Rick Santorum. The former Pa. Senator needed a strong homecoming in order to justify his staying in the presidential race, but his home team advantage evaporated this week. Four polls show a single digit race in PA (Franklin & Marshall, Mercyhurst, Rasmussen and Quinnipiac), and a fifth (Public Policy Polling) showed Mitt Romney with a lead. A loss in PA would not only doom Santorum’s 2012 hopes, but it would tarnish his new brand.

Tom Corbett. ESPN Magazine ran a story this week suggesting that the Governor was the driving force behind the firing of PSU football coach Joe Paterno and president Graham Spanier. The article, which has gotten immense play this week, paints Corbett as alternatively bullish and hesitant about pursuing the Sandusky case. Corbett’s office and some PSU trustees have come out and denied the report, but the effect remains very unflattering.

Tim Holden. The hammer dropped this week, when a Super PAC made good on its threat to blast him with negative TV ads. However, before those aired, Holden scored a hard-hitting zinger on opponent Matt Cartwright with an ad that notes Cartwright contributed to the infamous “Kids for Cash” judges.

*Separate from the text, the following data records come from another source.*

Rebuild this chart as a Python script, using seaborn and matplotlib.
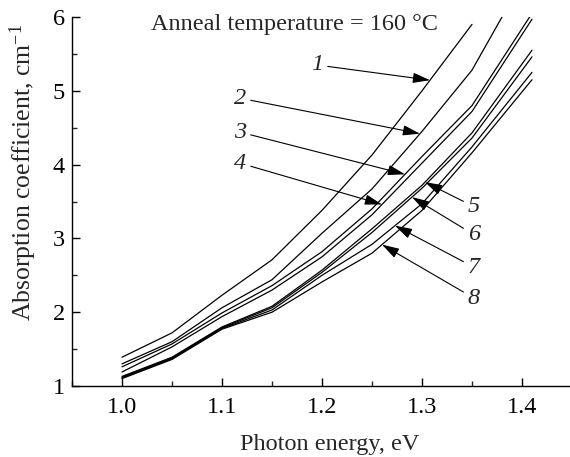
import numpy as np
import pandas as pd
import seaborn as sns
import matplotlib.pyplot as plt
from matplotlib.ticker import MultipleLocator

# photon energy (eV) at which the curves were sampled
energy = [1.00, 1.05, 1.10, 1.15, 1.20, 1.25, 1.30, 1.35, 1.41]

# absorption coefficient (cm^-1) for curves 1..8
curve_1 = [1.39, 1.72, 2.23, 2.71, 3.38, 4.13, 5.00, 5.90]
curve_2 = [1.30, 1.60, 2.06, 2.44, 3.07, 3.67, 4.45, 5.28, 6.72]
curve_3 = [1.26, 1.57, 1.99, 2.36, 2.82, 3.40, 4.11, 4.80, 6.05]
curve_4 = [1.19, 1.53, 1.94, 2.30, 2.75, 3.32, 4.02, 4.72, 5.97]
curve_5 = [1.13, 1.39, 1.80, 2.08, 2.57, 3.13, 3.72, 4.43, 5.55]
curve_6 = [1.12, 1.38, 1.79, 2.06, 2.54, 3.08, 3.68, 4.36, 5.46]
curve_7 = [1.11, 1.37, 1.78, 2.03, 2.50, 2.92, 3.47, 4.24, 5.25]
curve_8 = [1.10, 1.36, 1.77, 2.00, 2.41, 2.80, 3.38, 4.16, 5.15]

curve_names = ["1", "2", "3", "4", "5", "6", "7", "8"]
curves = [curve_1, curve_2, curve_3, curve_4, curve_5, curve_6, curve_7, curve_8]

# photon energy where each label arrow touches its curve
arrow_energy = [1.308, 1.298, 1.283, 1.260, 1.303, 1.290, 1.273, 1.260]

sns.set_theme(style="ticks")
plt.rcParams["font.family"] = ["Liberation Serif", "DejaVu Serif"]
plt.rcParams["mathtext.fontset"] = "custom"
plt.rcParams["mathtext.rm"] = "Liberation Serif"
plt.rcParams["mathtext.it"] = "Liberation Serif:italic"

FS = 17.5

rows = []
for name, vals in zip(curve_names, curves):
    for e, a in zip(energy, vals):
        rows.append({"energy": e, "absorption": a, "curve": name})
df = pd.DataFrame(rows)

fig = plt.figure(figsize=(5.7, 4.57), dpi=100)
ax = fig.add_axes([72 / 570, 71 / 457, 498 / 570, 369 / 457])

sns.lineplot(data=df, x="energy", y="absorption", hue="curve",
             palette=["black"] * 8, linewidth=0.9, legend=False, ax=ax)

ax.set_xlim(0.95, 1.448)
ax.set_ylim(1, 6)
ax.set_xticks([1.0, 1.1, 1.2, 1.3, 1.4])
ax.set_yticks([1, 2, 3, 4, 5, 6])
ax.xaxis.set_minor_locator(MultipleLocator(0.05))
ax.yaxis.set_minor_locator(MultipleLocator(0.5))
ax.tick_params(which="major", direction="in", length=6, width=1, labelsize=FS, colors="black")
ax.tick_params(which="minor", direction="in", length=3.5, width=1)
ax.tick_params(axis="x", pad=8)
ax.tick_params(axis="y", pad=5)
for s in ["top", "right"]:
    ax.spines[s].set_visible(False)
for s in ["left", "bottom"]:
    ax.spines[s].set_linewidth(1)
    ax.spines[s].set_color("black")

ax.set_xlabel("Photon energy, eV", fontsize=FS)
ax.set_ylabel("Absorption coefficient, cm$^{-1}$", fontsize=18.5)
ax.xaxis.set_label_coords(0.518, -0.13)
ax.yaxis.set_label_coords(-0.066, 0.578)

ax.text(1.172, 5.905, "Anneal temperature = 160 °C", fontsize=FS,
        ha="center", va="center")

# where each curve number is written
label_pos = [(1.195, 5.35), (1.118, 4.90), (1.118, 4.44), (1.118, 4.02),
             (1.352, 3.43), (1.352, 3.05), (1.352, 2.61), (1.352, 2.19)]

for name, vals, xe, pos in zip(curve_names, curves, arrow_energy, label_pos):
    ye = np.interp(xe, energy[:len(vals)], vals)
    ax.annotate(name, xy=(xe, ye), xytext=pos, fontsize=FS, style="italic",
                ha="center", va="center",
                arrowprops=dict(arrowstyle="-|>,head_length=0.6,head_width=0.18",
                                color="black", lw=0.8, shrinkA=1, shrinkB=0))

fig.savefig("out.png", dpi=100)
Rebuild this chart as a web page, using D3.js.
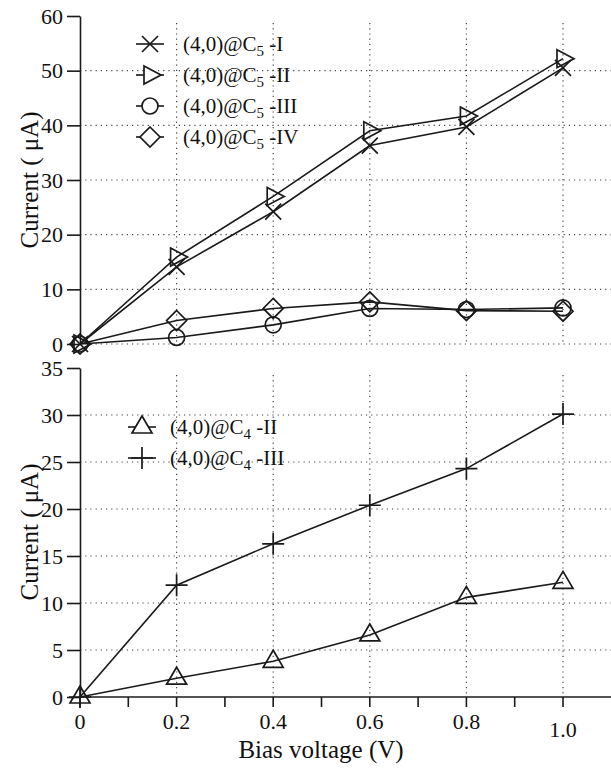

Chris Reilly. It’s nice to have friends in high places. A York Co. Commissioner running to replace Rep. Todd Platts (R-York), Reilly has been endorsed by Sen. Pat Toomey. His chief opponent, state Rep. Scott Perry, has been endorsed by Gov. Tom Corbett. The difference? Toomey’s leadership PAC is putting at least $100,000 on TV for Reilly – the only TV presence so far in a race of relative unknowns.

Jim Kenney.  The longtime Philadelphia city councilman may not have sustained any long term political damage this week, but the Philadelphia Daily News’ front page treatment of his misadventures in social media was an embarrassing failure of communication.  Kenney defended his payment of $28K+ in taxpayer money to a firm that tweets for him by saying he doesn’t have the “facility” to handle Twitter.  His city-paid communications man admitted to having “no clue” about this “thing of the future.”  And the co-founder of the firm that handles the Kenney ghost-tweets takes comfort in the fact that “everyone knows $28,000 isn’t a huge amount.”  Of course, everyone also knows how to tweet – which means they understand how impractical it is to pay anyone anything to do it.

2 Responses

  1. The truth is coming out on Corbett’s larger role in Paterno ill-advised firing. This will not play well for him. He deserves to be held accountable for influencing the BOT (although they should have had the balls to say, NO Governor! And add to the perception that he was more concerned with bonusgate than Sandusky…and this guy will have the toughest re-election since Dick Thornburgh in ’82.

  2. “tarnish his new brand” ?? Santorum??

    His “brand” is the same old conservative, bigoted, ignorant crap he’s been trying to sell for years. A bridge to the 13th century.